Dataset excerpt
==========
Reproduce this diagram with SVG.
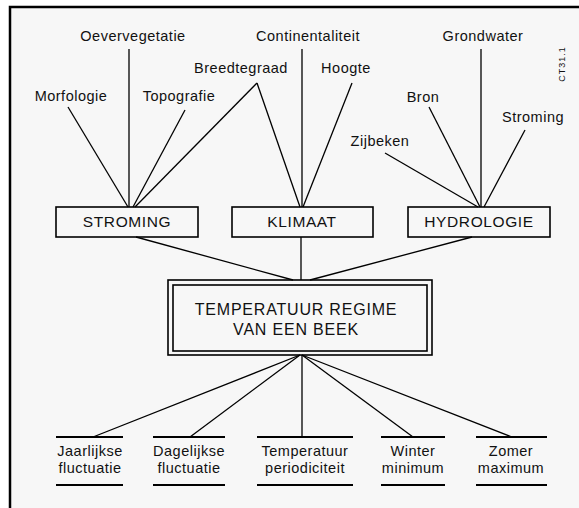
<svg xmlns="http://www.w3.org/2000/svg" width="579" height="508" viewBox="0 0 579 508">
<style>
.t{font-family:"Liberation Sans",Arial,sans-serif;font-size:14.5px;fill:#111;text-anchor:middle;letter-spacing:0.5px}
.b{font-family:"Liberation Sans",Arial,sans-serif;font-size:15.5px;fill:#111;text-anchor:middle;letter-spacing:0.6px}
.m{font-family:"Liberation Sans",Arial,sans-serif;font-size:16px;fill:#111;text-anchor:middle;letter-spacing:0.8px}
.box{fill:none;stroke:#000;stroke-width:1.6}
.ln{stroke:#000;stroke-width:1.3;fill:none}
.ul{stroke:#000;stroke-width:1.8}
</style>
<rect x="0" y="0" width="579" height="508" fill="#ffffff"/>
<rect x="10" y="7" width="600" height="520" fill="#f7f7f7" stroke="#000" stroke-width="2.5"/>
<g id="connectors" class="ln">
<line x1="129" y1="49" x2="129" y2="207"/>
<line x1="68" y1="107" x2="128" y2="207"/>
<line x1="185" y1="110" x2="133" y2="207"/>
<line x1="257" y1="83" x2="135" y2="207"/>
<line x1="302" y1="49" x2="302" y2="207"/>
<line x1="257" y1="83" x2="300" y2="207"/>
<line x1="352" y1="83" x2="303" y2="207"/>
<line x1="481" y1="49" x2="481" y2="207"/>
<line x1="385" y1="153" x2="478" y2="207"/>
<line x1="429" y1="107" x2="480" y2="207"/>
<line x1="525" y1="130" x2="484" y2="207"/>
<line x1="136" y1="237" x2="293" y2="280"/>
<line x1="301" y1="237" x2="301" y2="280"/>
<line x1="472" y1="237" x2="310" y2="280"/>
<line x1="300" y1="355" x2="93" y2="437"/>
<line x1="300" y1="355" x2="190" y2="437"/>
<line x1="302" y1="355" x2="302" y2="437"/>
<line x1="302" y1="355" x2="413" y2="437"/>
<line x1="302" y1="355" x2="512" y2="437"/>
</g>
<g id="n-oevervegetatie"><text class="t" x="133" y="41">Oevervegetatie</text></g>
<g id="n-continentaliteit"><text class="t" x="308" y="41">Continentaliteit</text></g>
<g id="n-grondwater"><text class="t" x="483" y="41">Grondwater</text></g>
<g id="n-breedtegraad"><text class="t" x="241" y="73">Breedtegraad</text></g>
<g id="n-hoogte"><text class="t" x="346" y="73">Hoogte</text></g>
<g id="n-morfologie"><text class="t" x="71" y="101">Morfologie</text></g>
<g id="n-topografie"><text class="t" x="179" y="101">Topografie</text></g>
<g id="n-bron"><text class="t" x="423" y="102">Bron</text></g>
<g id="n-stroming-small"><text class="t" x="533" y="122">Stroming</text></g>
<g id="n-zijbeken"><text class="t" x="380" y="146">Zijbeken</text></g>
<g id="n-code"><text class="t" style="font-size:9px;letter-spacing:1px" transform="translate(562,64) rotate(-90)" y="3">CT31.1</text></g>
<g id="n-stroming"><rect class="box" x="56" y="207" width="142" height="30"/><text class="b" x="127" y="227">STROMING</text></g>
<g id="n-klimaat"><rect class="box" x="232" y="207" width="141" height="30"/><text class="b" x="302" y="227">KLIMAAT</text></g>
<g id="n-hydrologie"><rect class="box" x="408" y="207" width="142" height="30"/><text class="b" x="479" y="227">HYDROLOGIE</text></g>
<g id="n-regime">
<rect class="box" x="168" y="280" width="264" height="75"/>
<rect class="box" x="173" y="285" width="254" height="66"/>
<text class="m" x="296" y="315">TEMPERATUUR REGIME</text>
<text class="m" x="296" y="335">VAN EEN BEEK</text>
</g>
<g id="n-jaarlijkse"><line class="ul" x1="56" y1="437" x2="123" y2="437"/><line class="ul" x1="56" y1="485" x2="123" y2="485"/><text class="t" x="90" y="456">Jaarlijkse</text><text class="t" x="90" y="473">fluctuatie</text></g>
<g id="n-dagelijkse"><line class="ul" x1="153" y1="437" x2="225" y2="437"/><line class="ul" x1="153" y1="485" x2="225" y2="485"/><text class="t" x="189" y="456">Dagelijkse</text><text class="t" x="189" y="473">fluctuatie</text></g>
<g id="n-periodiciteit"><line class="ul" x1="257" y1="437" x2="353" y2="437"/><line class="ul" x1="257" y1="485" x2="353" y2="485"/><text class="t" x="305" y="456">Temperatuur</text><text class="t" x="305" y="473">periodiciteit</text></g>
<g id="n-winter"><line class="ul" x1="381" y1="437" x2="445" y2="437"/><line class="ul" x1="381" y1="485" x2="445" y2="485"/><text class="t" x="413" y="456">Winter</text><text class="t" x="413" y="473">minimum</text></g>
<g id="n-zomer"><line class="ul" x1="476" y1="437" x2="547" y2="437"/><line class="ul" x1="476" y1="485" x2="547" y2="485"/><text class="t" x="511" y="456">Zomer</text><text class="t" x="511" y="473">maximum</text></g>
</svg>
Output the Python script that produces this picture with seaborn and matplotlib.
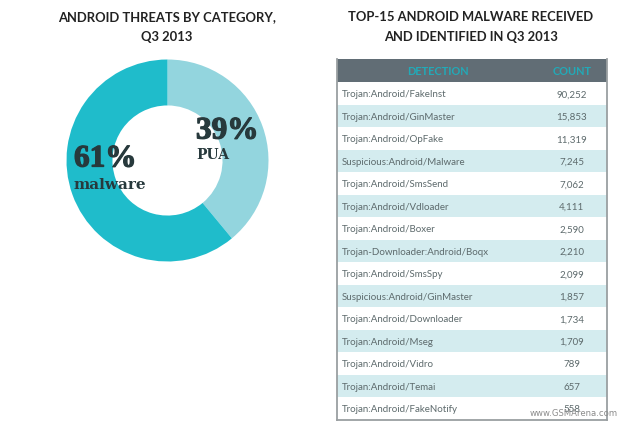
==========
◆ Directive
Output the entries above exactly, without their pictures.

◆ Answer for this exercise
Reproduce this diagram with SVG.
<svg xmlns="http://www.w3.org/2000/svg" width="579" height="508" viewBox="0 0 579 508">
<style>
.t{font-family:"Liberation Sans",Arial,sans-serif;font-size:14.5px;fill:#111;text-anchor:middle;letter-spacing:0.5px}
.b{font-family:"Liberation Sans",Arial,sans-serif;font-size:15.5px;fill:#111;text-anchor:middle;letter-spacing:0.6px}
.m{font-family:"Liberation Sans",Arial,sans-serif;font-size:16px;fill:#111;text-anchor:middle;letter-spacing:0.8px}
.box{fill:none;stroke:#000;stroke-width:1.6}
.ln{stroke:#000;stroke-width:1.3;fill:none}
.ul{stroke:#000;stroke-width:1.8}
</style>
<rect x="0" y="0" width="579" height="508" fill="#ffffff"/>
<rect x="10" y="7" width="600" height="520" fill="#f7f7f7" stroke="#000" stroke-width="2.5"/>
<g id="connectors" class="ln">
<line x1="129" y1="49" x2="129" y2="207"/>
<line x1="68" y1="107" x2="128" y2="207"/>
<line x1="185" y1="110" x2="133" y2="207"/>
<line x1="257" y1="83" x2="135" y2="207"/>
<line x1="302" y1="49" x2="302" y2="207"/>
<line x1="257" y1="83" x2="300" y2="207"/>
<line x1="352" y1="83" x2="303" y2="207"/>
<line x1="481" y1="49" x2="481" y2="207"/>
<line x1="385" y1="153" x2="478" y2="207"/>
<line x1="429" y1="107" x2="480" y2="207"/>
<line x1="525" y1="130" x2="484" y2="207"/>
<line x1="136" y1="237" x2="293" y2="280"/>
<line x1="301" y1="237" x2="301" y2="280"/>
<line x1="472" y1="237" x2="310" y2="280"/>
<line x1="300" y1="355" x2="93" y2="437"/>
<line x1="300" y1="355" x2="190" y2="437"/>
<line x1="302" y1="355" x2="302" y2="437"/>
<line x1="302" y1="355" x2="413" y2="437"/>
<line x1="302" y1="355" x2="512" y2="437"/>
</g>
<g id="n-oevervegetatie"><text class="t" x="133" y="41">Oevervegetatie</text></g>
<g id="n-continentaliteit"><text class="t" x="308" y="41">Continentaliteit</text></g>
<g id="n-grondwater"><text class="t" x="483" y="41">Grondwater</text></g>
<g id="n-breedtegraad"><text class="t" x="241" y="73">Breedtegraad</text></g>
<g id="n-hoogte"><text class="t" x="346" y="73">Hoogte</text></g>
<g id="n-morfologie"><text class="t" x="71" y="101">Morfologie</text></g>
<g id="n-topografie"><text class="t" x="179" y="101">Topografie</text></g>
<g id="n-bron"><text class="t" x="423" y="102">Bron</text></g>
<g id="n-stroming-small"><text class="t" x="533" y="122">Stroming</text></g>
<g id="n-zijbeken"><text class="t" x="380" y="146">Zijbeken</text></g>
<g id="n-code"><text class="t" style="font-size:9px;letter-spacing:1px" transform="translate(562,64) rotate(-90)" y="3">CT31.1</text></g>
<g id="n-stroming"><rect class="box" x="56" y="207" width="142" height="30"/><text class="b" x="127" y="227">STROMING</text></g>
<g id="n-klimaat"><rect class="box" x="232" y="207" width="141" height="30"/><text class="b" x="302" y="227">KLIMAAT</text></g>
<g id="n-hydrologie"><rect class="box" x="408" y="207" width="142" height="30"/><text class="b" x="479" y="227">HYDROLOGIE</text></g>
<g id="n-regime">
<rect class="box" x="168" y="280" width="264" height="75"/>
<rect class="box" x="173" y="285" width="254" height="66"/>
<text class="m" x="296" y="315">TEMPERATUUR REGIME</text>
<text class="m" x="296" y="335">VAN EEN BEEK</text>
</g>
<g id="n-jaarlijkse"><line class="ul" x1="56" y1="437" x2="123" y2="437"/><line class="ul" x1="56" y1="485" x2="123" y2="485"/><text class="t" x="90" y="456">Jaarlijkse</text><text class="t" x="90" y="473">fluctuatie</text></g>
<g id="n-dagelijkse"><line class="ul" x1="153" y1="437" x2="225" y2="437"/><line class="ul" x1="153" y1="485" x2="225" y2="485"/><text class="t" x="189" y="456">Dagelijkse</text><text class="t" x="189" y="473">fluctuatie</text></g>
<g id="n-periodiciteit"><line class="ul" x1="257" y1="437" x2="353" y2="437"/><line class="ul" x1="257" y1="485" x2="353" y2="485"/><text class="t" x="305" y="456">Temperatuur</text><text class="t" x="305" y="473">periodiciteit</text></g>
<g id="n-winter"><line class="ul" x1="381" y1="437" x2="445" y2="437"/><line class="ul" x1="381" y1="485" x2="445" y2="485"/><text class="t" x="413" y="456">Winter</text><text class="t" x="413" y="473">minimum</text></g>
<g id="n-zomer"><line class="ul" x1="476" y1="437" x2="547" y2="437"/><line class="ul" x1="476" y1="485" x2="547" y2="485"/><text class="t" x="511" y="456">Zomer</text><text class="t" x="511" y="473">maximum</text></g>
</svg>
Output the Python script that produces this picture with seaborn and matplotlib.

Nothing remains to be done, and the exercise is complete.